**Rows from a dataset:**
● ● ● ● ●

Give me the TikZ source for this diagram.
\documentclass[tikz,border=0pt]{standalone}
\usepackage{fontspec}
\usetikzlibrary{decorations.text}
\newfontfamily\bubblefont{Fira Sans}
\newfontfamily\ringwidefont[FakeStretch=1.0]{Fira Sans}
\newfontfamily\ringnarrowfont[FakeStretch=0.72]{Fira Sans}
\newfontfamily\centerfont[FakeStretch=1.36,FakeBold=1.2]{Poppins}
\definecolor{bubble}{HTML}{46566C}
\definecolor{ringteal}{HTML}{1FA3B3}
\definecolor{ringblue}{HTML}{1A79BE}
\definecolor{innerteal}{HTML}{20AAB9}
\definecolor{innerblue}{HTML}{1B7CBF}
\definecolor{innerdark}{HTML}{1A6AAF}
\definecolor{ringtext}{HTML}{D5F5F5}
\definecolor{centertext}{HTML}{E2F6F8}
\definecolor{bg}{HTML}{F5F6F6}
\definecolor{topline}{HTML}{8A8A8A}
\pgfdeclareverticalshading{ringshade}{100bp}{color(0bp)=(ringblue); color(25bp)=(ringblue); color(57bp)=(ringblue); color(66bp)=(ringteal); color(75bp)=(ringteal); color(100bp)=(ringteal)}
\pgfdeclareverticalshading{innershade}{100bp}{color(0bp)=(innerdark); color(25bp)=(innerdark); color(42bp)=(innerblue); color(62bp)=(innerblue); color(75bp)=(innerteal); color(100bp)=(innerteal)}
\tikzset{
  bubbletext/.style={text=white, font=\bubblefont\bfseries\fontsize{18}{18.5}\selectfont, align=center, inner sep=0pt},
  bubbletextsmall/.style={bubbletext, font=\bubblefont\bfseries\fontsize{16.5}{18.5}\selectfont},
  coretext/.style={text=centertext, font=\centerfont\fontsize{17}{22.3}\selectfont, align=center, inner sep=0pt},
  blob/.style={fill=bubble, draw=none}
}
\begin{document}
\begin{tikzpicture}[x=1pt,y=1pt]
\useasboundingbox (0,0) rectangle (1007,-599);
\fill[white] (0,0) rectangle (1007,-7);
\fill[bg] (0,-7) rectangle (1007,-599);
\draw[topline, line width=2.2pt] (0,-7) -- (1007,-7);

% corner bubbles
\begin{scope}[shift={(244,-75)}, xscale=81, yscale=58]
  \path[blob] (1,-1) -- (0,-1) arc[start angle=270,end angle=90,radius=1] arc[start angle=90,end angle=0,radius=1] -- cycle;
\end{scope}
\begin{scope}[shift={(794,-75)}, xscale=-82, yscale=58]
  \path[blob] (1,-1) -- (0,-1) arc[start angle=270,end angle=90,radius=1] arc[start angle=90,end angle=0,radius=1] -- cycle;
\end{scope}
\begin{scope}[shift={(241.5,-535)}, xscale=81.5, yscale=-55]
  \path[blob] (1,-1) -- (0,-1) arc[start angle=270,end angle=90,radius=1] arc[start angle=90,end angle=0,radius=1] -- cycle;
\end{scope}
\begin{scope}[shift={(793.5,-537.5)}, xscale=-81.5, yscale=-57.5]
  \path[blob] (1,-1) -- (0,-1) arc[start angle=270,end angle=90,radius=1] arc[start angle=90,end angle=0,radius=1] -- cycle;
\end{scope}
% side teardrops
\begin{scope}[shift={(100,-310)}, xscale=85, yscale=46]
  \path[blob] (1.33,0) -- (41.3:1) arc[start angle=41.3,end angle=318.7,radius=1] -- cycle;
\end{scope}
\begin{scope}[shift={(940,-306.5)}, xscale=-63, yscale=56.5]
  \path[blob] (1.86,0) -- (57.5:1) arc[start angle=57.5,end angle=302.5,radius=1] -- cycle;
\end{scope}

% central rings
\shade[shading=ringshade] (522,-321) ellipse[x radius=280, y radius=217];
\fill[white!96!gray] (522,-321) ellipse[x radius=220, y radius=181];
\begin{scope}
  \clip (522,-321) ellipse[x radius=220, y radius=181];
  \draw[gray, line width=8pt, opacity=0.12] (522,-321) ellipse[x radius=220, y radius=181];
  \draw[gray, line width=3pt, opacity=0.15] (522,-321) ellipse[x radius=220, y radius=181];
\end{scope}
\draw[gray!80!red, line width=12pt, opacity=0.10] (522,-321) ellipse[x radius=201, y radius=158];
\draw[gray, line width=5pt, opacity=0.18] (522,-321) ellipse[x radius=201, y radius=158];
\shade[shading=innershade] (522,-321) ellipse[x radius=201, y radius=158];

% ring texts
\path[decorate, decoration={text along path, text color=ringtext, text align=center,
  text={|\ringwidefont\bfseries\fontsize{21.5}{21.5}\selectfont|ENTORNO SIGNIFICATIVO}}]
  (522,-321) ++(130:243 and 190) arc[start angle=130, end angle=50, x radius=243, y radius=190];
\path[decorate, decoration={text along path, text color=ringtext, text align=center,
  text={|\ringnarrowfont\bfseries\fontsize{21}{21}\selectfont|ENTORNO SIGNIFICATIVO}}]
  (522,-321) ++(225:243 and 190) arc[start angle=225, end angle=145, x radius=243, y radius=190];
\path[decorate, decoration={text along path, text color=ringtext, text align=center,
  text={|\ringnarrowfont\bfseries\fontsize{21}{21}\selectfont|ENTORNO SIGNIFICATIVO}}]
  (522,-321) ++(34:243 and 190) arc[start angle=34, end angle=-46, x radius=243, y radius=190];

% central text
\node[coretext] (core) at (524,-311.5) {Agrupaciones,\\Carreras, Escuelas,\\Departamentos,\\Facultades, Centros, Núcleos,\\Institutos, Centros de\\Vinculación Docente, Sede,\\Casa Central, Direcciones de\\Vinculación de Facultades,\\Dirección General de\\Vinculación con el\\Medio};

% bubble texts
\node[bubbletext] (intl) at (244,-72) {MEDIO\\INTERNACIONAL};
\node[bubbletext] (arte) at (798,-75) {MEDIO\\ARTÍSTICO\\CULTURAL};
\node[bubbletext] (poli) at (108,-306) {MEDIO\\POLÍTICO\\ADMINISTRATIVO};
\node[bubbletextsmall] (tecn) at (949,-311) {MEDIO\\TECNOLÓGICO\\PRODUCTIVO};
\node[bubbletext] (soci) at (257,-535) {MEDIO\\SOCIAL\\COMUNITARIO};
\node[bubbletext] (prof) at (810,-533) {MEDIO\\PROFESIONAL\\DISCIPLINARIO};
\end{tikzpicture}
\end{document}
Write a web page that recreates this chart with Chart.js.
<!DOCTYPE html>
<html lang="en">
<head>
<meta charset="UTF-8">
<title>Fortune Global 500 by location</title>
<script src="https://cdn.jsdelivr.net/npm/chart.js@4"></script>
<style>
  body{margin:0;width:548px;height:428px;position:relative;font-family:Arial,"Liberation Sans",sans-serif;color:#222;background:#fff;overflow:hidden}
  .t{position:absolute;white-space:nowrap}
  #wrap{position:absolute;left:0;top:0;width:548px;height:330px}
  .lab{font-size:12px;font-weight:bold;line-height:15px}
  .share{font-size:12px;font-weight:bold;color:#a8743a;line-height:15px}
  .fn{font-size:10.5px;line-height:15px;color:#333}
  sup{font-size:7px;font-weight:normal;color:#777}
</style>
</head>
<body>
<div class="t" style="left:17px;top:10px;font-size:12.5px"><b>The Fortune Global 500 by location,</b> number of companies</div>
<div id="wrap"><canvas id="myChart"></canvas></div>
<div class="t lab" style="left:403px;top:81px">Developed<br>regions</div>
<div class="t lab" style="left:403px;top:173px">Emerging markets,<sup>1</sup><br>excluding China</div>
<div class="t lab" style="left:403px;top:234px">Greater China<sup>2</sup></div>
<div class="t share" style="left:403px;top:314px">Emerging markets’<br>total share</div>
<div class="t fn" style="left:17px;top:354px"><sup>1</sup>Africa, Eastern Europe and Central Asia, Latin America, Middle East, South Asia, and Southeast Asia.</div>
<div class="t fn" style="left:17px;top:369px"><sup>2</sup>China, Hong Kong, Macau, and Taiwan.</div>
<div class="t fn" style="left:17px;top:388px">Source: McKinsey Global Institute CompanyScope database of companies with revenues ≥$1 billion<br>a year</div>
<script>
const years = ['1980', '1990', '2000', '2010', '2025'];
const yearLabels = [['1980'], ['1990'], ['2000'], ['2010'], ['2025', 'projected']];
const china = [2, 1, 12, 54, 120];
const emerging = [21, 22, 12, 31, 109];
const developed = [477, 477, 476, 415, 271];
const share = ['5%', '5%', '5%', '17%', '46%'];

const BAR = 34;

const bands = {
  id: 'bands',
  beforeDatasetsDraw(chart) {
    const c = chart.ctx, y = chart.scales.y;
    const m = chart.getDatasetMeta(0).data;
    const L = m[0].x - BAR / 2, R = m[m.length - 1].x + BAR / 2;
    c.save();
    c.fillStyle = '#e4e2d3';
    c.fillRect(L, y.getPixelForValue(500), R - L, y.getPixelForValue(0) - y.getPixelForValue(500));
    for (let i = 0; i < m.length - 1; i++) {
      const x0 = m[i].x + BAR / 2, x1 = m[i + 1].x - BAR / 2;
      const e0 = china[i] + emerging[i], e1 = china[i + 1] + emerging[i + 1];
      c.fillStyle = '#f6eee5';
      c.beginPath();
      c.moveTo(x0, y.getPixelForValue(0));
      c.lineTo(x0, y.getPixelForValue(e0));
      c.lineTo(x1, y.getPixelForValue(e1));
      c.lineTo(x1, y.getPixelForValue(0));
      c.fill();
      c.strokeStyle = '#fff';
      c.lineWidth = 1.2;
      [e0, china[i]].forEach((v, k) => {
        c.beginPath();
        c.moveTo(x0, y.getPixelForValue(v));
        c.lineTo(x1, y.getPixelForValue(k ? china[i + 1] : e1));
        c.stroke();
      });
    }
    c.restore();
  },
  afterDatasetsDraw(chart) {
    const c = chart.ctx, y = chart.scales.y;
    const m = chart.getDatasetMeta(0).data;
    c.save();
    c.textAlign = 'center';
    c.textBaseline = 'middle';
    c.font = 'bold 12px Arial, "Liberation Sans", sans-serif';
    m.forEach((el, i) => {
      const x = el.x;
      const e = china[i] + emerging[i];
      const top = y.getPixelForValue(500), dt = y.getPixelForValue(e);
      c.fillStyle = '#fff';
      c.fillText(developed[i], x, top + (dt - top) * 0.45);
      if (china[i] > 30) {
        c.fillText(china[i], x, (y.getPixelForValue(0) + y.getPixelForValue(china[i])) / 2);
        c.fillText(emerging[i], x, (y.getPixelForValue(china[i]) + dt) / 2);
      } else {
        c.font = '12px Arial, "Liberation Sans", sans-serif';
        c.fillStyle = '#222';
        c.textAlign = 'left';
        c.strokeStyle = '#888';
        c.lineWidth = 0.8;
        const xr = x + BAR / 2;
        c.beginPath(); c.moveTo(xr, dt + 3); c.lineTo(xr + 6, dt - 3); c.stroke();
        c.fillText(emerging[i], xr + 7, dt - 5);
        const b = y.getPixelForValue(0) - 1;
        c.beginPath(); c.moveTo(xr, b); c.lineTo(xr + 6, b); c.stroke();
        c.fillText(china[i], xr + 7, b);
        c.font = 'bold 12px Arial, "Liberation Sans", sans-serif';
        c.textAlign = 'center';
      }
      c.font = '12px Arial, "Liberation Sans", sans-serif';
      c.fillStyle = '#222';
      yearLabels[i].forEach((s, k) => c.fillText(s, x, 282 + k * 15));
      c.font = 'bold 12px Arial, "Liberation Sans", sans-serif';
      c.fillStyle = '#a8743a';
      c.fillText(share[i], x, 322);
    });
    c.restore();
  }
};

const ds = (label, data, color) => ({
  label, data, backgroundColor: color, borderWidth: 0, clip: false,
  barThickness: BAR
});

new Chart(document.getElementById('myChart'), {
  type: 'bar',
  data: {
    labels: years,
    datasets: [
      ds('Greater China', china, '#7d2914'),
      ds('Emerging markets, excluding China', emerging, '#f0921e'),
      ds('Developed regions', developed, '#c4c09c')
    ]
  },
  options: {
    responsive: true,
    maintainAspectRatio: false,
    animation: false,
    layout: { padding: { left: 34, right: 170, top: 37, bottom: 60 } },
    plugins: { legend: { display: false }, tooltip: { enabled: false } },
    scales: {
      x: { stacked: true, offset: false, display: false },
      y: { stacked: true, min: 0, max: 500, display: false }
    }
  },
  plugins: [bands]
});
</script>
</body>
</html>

● ● ● ● ●

**STATED GOAL:**
Begin with the first line of the listing and copy exactly through the line that contains "(0,-7) -- (1007,-7);", please, keeping both ends and leaving out everything after.

**WRITTEN SOLUTION:**
Give me the TikZ source for this diagram.
\documentclass[tikz,border=0pt]{standalone}
\usepackage{fontspec}
\usetikzlibrary{decorations.text}
\newfontfamily\bubblefont{Fira Sans}
\newfontfamily\ringwidefont[FakeStretch=1.0]{Fira Sans}
\newfontfamily\ringnarrowfont[FakeStretch=0.72]{Fira Sans}
\newfontfamily\centerfont[FakeStretch=1.36,FakeBold=1.2]{Poppins}
\definecolor{bubble}{HTML}{46566C}
\definecolor{ringteal}{HTML}{1FA3B3}
\definecolor{ringblue}{HTML}{1A79BE}
\definecolor{innerteal}{HTML}{20AAB9}
\definecolor{innerblue}{HTML}{1B7CBF}
\definecolor{innerdark}{HTML}{1A6AAF}
\definecolor{ringtext}{HTML}{D5F5F5}
\definecolor{centertext}{HTML}{E2F6F8}
\definecolor{bg}{HTML}{F5F6F6}
\definecolor{topline}{HTML}{8A8A8A}
\pgfdeclareverticalshading{ringshade}{100bp}{color(0bp)=(ringblue); color(25bp)=(ringblue); color(57bp)=(ringblue); color(66bp)=(ringteal); color(75bp)=(ringteal); color(100bp)=(ringteal)}
\pgfdeclareverticalshading{innershade}{100bp}{color(0bp)=(innerdark); color(25bp)=(innerdark); color(42bp)=(innerblue); color(62bp)=(innerblue); color(75bp)=(innerteal); color(100bp)=(innerteal)}
\tikzset{
  bubbletext/.style={text=white, font=\bubblefont\bfseries\fontsize{18}{18.5}\selectfont, align=center, inner sep=0pt},
  bubbletextsmall/.style={bubbletext, font=\bubblefont\bfseries\fontsize{16.5}{18.5}\selectfont},
  coretext/.style={text=centertext, font=\centerfont\fontsize{17}{22.3}\selectfont, align=center, inner sep=0pt},
  blob/.style={fill=bubble, draw=none}
}
\begin{document}
\begin{tikzpicture}[x=1pt,y=1pt]
\useasboundingbox (0,0) rectangle (1007,-599);
\fill[white] (0,0) rectangle (1007,-7);
\fill[bg] (0,-7) rectangle (1007,-599);
\draw[topline, line width=2.2pt] (0,-7) -- (1007,-7);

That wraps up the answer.